After the death of her husband, on their return from the pilgrimage to Compostela in 1344, she founded around 1346 the Wadstena Abbey (Vadstena Monastery) in the diocese of Linköping, founded as a double monastery. There she instituted a new order: the Order of the Most Holy Saviour (order of the nuns of the Holy Saviour, known as "the Brigittines") which followed the rule of St. Augustine. She lived in Rome for twenty years. She then left for Jerusalem, based on a vision she had had at the ripe old age of 69, and managed to visit the holy places.
Saint Brigitte, who worked for unity within the Catholic Church during her lifetime, became an example for Christian unity. In 1991, the three orders founded by the saint had written to John Paul II asking him to proclaim St. Brigitta the patron saint of Europe. A request to this effect had also been addressed to him by the Scandinavian Catholic Bishops' Conference and the Lutheran Church. She was declared Co-Patroness of Europe by Pope John Paul II on October 1, 1999, at the opening of the Synod of Bishops on Europe, together with Catherine of Siena and Edith Stein (Therese Benedict of the Cross): "It is not by chance that one of her daughters, Catherine, is venerated as a saint," the Pope said in this regard. St. Brigitte of Sweden is the patron saint of Sweden and of pilgrims.
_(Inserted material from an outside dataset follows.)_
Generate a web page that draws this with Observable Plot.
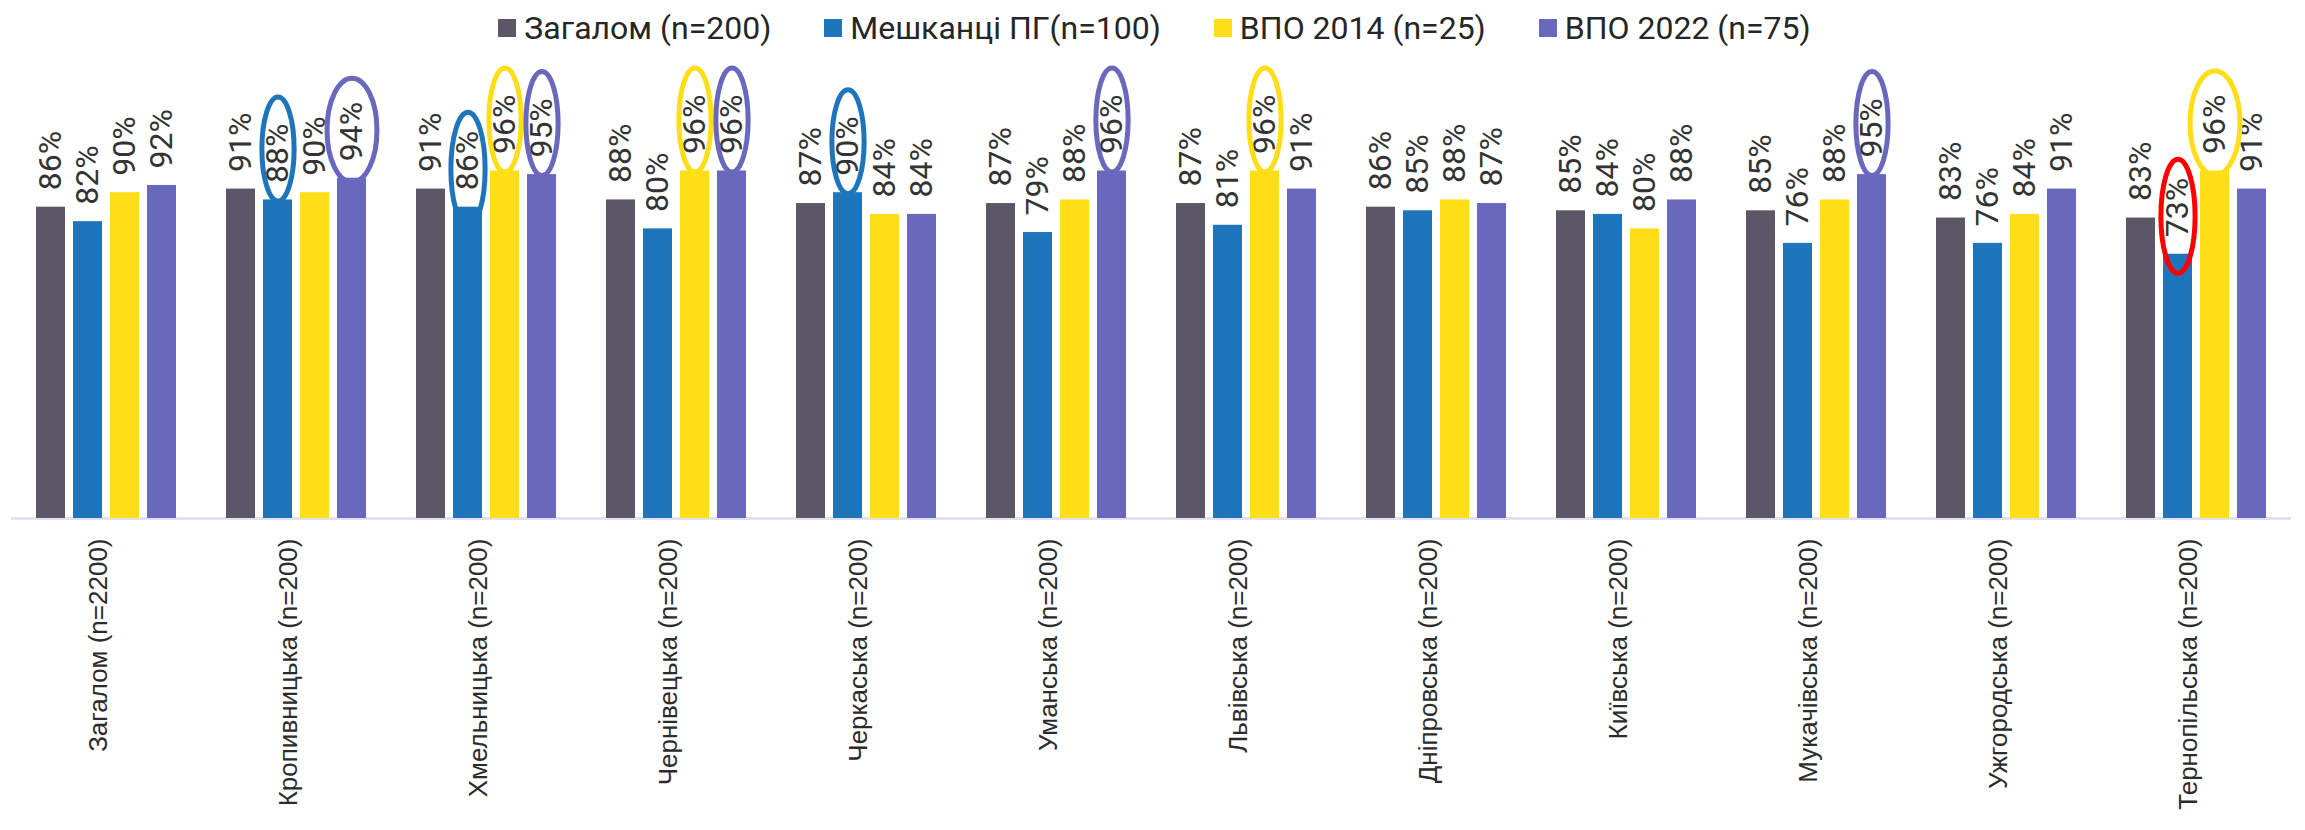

We have of this saint Revelations, which were written by the monk Peter, prior of Alvastra Abbey; they were printed in Rome in 1455, and translated into French under the title Prophéties merveilleuses de sainte Brigitte, Lyon, 1536. The apparitions, ecstasies and locutions were approved by three popes and by the Council of Basel in 1436, and their absolute authenticity and veracity was confirmed by Pope John Paul II. The Fifteen Oraisons are a collection of prayers attributed to Saint Brigitte, without any certainty. On 27 October 2010, Benedict XVI dedicated his catechesis to Saint Brigitte of Sweden.